• _GOAL OF THE EXERCISE_
In the data below, find each line containing the string "with" and return it.

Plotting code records

————

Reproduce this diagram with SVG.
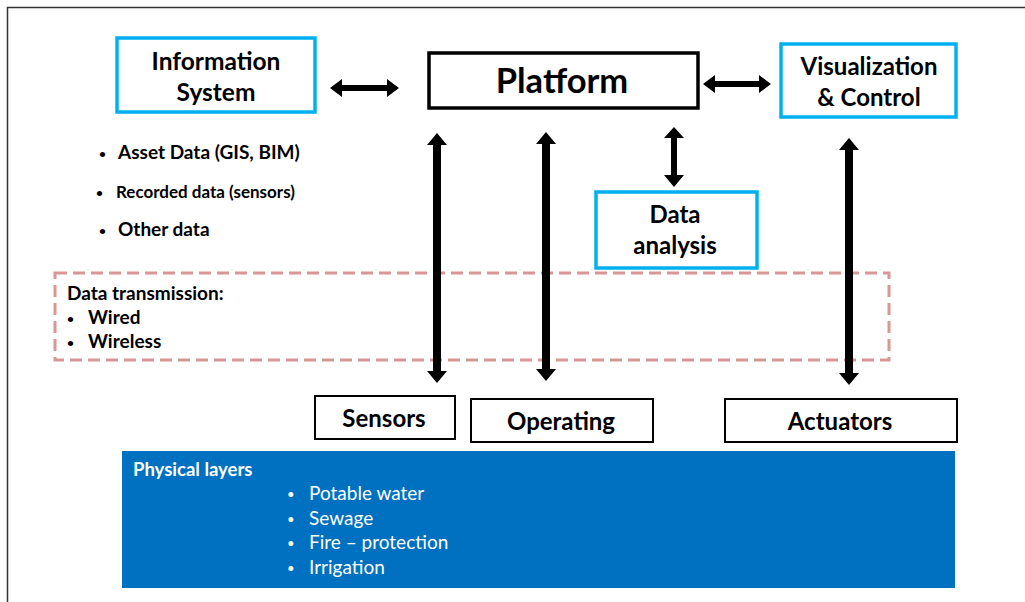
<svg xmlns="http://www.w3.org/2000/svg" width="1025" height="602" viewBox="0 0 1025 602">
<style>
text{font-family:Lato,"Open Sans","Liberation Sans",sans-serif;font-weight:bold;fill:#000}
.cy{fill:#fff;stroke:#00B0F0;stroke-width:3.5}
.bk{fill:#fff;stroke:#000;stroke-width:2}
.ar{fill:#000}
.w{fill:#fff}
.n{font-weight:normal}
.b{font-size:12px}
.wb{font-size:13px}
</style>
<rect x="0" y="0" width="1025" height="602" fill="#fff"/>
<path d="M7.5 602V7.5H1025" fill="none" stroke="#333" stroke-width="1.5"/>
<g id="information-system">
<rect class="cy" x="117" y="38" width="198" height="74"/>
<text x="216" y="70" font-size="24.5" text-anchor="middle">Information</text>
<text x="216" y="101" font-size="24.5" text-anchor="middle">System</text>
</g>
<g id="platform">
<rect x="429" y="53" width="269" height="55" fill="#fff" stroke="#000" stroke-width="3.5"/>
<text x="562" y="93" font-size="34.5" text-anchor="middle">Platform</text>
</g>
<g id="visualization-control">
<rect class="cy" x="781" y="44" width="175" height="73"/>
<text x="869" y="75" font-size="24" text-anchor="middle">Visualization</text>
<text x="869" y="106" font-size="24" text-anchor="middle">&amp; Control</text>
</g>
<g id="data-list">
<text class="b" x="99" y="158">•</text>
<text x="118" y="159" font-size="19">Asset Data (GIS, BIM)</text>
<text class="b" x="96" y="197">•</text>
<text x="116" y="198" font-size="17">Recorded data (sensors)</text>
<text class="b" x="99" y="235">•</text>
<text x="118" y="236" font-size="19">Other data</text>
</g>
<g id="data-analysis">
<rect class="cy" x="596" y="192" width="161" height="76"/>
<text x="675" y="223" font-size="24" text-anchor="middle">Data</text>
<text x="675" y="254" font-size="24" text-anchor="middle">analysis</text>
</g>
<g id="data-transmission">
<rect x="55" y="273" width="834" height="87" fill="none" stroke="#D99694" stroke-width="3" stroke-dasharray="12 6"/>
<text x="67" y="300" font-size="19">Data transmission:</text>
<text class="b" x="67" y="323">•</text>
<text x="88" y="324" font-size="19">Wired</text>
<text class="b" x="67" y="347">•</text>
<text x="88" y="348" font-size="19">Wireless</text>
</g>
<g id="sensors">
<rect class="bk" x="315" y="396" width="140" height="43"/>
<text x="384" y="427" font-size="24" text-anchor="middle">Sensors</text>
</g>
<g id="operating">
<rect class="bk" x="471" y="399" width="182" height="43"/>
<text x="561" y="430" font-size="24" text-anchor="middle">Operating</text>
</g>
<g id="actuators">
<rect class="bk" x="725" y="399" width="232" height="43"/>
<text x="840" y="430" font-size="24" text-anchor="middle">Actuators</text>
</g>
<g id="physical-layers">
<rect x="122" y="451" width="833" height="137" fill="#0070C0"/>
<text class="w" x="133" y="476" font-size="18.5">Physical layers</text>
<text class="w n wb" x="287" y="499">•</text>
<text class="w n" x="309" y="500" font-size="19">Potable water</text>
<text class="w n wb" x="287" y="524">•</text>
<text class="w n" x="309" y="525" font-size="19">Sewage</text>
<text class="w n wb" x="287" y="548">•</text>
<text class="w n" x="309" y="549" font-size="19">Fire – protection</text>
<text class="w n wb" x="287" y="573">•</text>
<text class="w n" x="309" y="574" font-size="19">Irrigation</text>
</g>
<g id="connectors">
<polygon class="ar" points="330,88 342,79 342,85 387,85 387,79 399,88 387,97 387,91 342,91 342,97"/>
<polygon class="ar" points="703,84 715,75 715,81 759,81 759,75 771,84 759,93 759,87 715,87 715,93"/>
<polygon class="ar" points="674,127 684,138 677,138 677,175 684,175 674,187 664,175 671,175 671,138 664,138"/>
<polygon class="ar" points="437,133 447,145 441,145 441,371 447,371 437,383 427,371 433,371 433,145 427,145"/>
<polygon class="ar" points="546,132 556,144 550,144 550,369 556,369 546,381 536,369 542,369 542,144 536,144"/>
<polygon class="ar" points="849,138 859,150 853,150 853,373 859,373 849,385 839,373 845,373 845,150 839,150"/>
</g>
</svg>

————

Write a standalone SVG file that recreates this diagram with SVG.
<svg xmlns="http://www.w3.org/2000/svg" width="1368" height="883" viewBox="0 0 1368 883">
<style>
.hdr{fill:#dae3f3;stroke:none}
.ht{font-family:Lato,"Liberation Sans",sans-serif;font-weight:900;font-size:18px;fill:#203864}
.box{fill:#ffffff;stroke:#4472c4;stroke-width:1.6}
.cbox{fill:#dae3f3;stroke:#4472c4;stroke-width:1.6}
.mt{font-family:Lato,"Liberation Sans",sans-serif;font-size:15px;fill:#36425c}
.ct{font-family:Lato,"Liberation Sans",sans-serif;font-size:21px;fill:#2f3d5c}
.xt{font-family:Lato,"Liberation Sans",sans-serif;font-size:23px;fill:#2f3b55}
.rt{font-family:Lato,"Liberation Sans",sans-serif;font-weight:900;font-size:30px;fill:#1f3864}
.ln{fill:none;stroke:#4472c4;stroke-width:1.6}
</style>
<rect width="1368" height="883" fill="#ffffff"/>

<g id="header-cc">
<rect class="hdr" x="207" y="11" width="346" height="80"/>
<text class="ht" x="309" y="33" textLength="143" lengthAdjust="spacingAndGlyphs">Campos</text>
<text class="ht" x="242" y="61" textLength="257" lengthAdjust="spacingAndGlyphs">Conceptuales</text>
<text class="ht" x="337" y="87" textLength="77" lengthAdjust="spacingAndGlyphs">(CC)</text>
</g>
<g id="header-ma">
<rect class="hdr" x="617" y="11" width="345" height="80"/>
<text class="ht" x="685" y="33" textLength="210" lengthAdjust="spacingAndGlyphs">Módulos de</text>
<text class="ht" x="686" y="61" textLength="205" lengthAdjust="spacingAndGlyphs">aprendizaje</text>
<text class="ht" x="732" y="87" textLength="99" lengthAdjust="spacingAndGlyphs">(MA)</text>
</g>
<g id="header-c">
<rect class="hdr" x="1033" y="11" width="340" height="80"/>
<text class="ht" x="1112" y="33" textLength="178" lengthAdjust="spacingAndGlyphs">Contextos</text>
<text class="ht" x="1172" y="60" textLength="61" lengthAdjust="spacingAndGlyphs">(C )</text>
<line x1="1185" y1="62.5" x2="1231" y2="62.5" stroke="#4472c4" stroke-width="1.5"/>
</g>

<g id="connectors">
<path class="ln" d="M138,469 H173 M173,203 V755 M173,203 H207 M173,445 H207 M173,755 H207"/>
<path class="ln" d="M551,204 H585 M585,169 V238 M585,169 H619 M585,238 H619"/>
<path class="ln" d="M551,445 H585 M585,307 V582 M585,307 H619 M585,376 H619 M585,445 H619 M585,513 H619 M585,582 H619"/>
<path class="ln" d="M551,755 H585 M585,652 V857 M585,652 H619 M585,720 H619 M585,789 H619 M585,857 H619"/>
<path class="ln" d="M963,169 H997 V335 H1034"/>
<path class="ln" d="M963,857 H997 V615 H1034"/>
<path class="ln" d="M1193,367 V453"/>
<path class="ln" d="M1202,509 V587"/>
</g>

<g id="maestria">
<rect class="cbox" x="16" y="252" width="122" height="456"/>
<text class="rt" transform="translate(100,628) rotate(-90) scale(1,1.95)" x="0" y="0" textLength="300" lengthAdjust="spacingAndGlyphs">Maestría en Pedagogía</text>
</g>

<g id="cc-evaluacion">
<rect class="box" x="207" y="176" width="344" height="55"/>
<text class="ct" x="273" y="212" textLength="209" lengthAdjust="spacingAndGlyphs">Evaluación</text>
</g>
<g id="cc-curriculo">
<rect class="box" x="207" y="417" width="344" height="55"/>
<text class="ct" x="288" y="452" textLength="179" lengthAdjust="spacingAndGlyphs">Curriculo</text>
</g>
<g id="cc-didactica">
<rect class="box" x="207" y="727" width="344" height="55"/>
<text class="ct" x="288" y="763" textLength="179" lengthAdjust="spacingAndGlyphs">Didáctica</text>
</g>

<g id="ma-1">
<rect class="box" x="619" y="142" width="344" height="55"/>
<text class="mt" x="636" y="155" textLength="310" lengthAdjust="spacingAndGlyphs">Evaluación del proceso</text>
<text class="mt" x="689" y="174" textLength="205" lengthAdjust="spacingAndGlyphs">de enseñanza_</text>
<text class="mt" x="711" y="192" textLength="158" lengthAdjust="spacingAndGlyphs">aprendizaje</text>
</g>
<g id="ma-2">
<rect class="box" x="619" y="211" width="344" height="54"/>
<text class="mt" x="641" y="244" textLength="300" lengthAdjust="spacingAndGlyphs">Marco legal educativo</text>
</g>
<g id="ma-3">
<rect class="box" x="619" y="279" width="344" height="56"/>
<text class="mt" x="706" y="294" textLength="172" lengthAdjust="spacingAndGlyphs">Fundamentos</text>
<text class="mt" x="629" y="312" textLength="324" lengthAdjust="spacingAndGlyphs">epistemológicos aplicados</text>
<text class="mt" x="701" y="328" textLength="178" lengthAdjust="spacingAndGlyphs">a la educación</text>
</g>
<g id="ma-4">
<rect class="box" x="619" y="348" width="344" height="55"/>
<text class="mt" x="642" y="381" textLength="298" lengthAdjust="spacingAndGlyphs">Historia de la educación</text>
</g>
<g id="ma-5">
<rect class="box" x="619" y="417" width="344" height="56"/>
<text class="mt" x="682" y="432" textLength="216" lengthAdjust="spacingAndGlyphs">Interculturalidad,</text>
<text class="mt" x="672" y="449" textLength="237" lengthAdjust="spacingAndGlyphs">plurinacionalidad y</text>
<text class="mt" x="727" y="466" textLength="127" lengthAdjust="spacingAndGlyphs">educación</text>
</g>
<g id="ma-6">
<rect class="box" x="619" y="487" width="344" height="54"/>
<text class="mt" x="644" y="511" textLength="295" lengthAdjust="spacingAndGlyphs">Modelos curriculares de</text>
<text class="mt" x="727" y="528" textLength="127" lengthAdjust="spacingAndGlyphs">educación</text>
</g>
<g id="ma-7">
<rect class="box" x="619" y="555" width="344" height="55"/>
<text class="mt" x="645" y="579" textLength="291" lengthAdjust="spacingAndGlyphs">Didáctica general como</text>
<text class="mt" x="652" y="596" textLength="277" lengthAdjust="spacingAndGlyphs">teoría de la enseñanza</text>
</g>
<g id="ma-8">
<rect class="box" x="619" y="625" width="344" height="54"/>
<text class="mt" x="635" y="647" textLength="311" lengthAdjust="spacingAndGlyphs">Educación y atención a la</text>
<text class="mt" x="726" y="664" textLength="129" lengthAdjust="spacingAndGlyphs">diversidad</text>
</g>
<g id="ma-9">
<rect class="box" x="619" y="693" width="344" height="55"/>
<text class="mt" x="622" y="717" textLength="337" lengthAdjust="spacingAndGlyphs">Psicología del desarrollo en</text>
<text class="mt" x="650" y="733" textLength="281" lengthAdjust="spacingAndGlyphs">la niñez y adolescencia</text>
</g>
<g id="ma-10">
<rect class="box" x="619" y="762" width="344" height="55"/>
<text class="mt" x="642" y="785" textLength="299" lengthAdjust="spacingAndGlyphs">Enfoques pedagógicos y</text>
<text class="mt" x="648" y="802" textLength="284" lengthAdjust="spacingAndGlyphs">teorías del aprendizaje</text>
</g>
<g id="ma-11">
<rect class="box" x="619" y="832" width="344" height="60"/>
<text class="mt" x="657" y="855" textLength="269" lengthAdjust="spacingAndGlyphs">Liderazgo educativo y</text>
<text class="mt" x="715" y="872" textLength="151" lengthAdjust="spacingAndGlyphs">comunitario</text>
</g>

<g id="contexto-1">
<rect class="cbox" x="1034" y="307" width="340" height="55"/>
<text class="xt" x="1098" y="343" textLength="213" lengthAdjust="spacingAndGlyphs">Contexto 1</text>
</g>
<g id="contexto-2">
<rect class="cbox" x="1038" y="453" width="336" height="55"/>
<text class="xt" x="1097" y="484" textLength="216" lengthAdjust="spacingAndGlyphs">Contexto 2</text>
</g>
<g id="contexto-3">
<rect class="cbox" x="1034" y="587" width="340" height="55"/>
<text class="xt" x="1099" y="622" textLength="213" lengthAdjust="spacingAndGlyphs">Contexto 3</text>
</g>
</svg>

————

• _WRITTEN RESPONSE_
Reproduce this diagram with SVG.
Write a standalone SVG file that recreates this diagram with SVG.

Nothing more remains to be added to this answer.